Mr. Chakravarthi Raghavan speaking on behalf of the Third World Network non-governmental-organization said that if UNCTAD was no longer a negotiating body but a knowledge based institution at the service of development, it was essential that knowledge be developed without any preconceived judgements. Neoliberal economics and the Washington consensus had not delivered, nor had "globalization". Political economists had begun to argue against pressuring the developing countries and transition economies into big-bang approach to liberalisation, but rather ask them to go slow, and take small steps. They had begun to argue for flexibility for the developing countries from disciplines of rules, and special and more favourable treatment to developing countries until they achieve a level of development where they can take on more obligations.

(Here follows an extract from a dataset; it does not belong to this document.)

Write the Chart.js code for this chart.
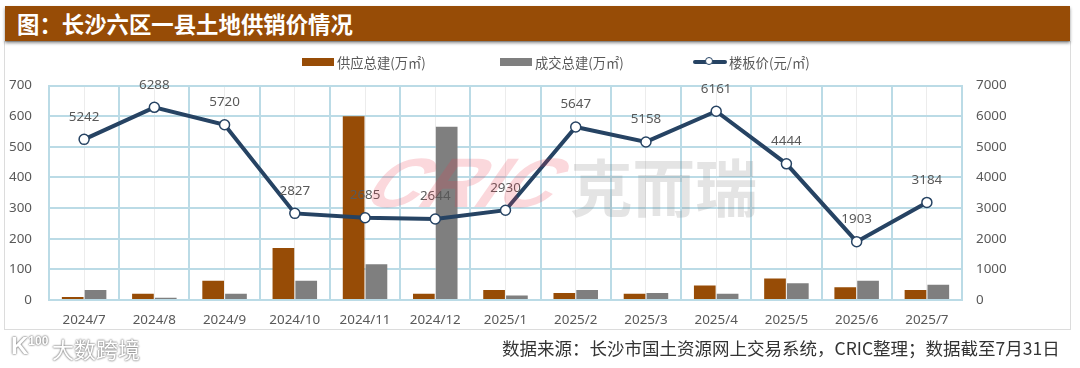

Mr. Duncan Green, speaking on behalf of CIDSE, a network of northern Catholic development agencies, and his own non-governmental organization, Catholic Fund for Overseas Development, also spoke about the failure of the Washington consensus and stressed that economic policy should give priority to human development. At the global level, this meant greater transparency, democracy and accountability within bodies like WTO and IMF. At all levels, it meant encouraging ownership process through participation – of governments, local governments, civil society, and the private sector. UNCTAD had a role to play in the needed reform of the global financial architecture and in making the Seattle talks a development round. Mr, Green pointed out that whatever the outcome of Seattle, UNCTAD X would be a vital opportunity. UNCTAD should facilitate southern input into the debate and seize the initiative on the issues which were not being discussed by the WTO. If the decision in Seattle was in favour of a comprehensive round with many new issues on the agenda, UNCTAD should help ensure that southern concerns were properly taken into account.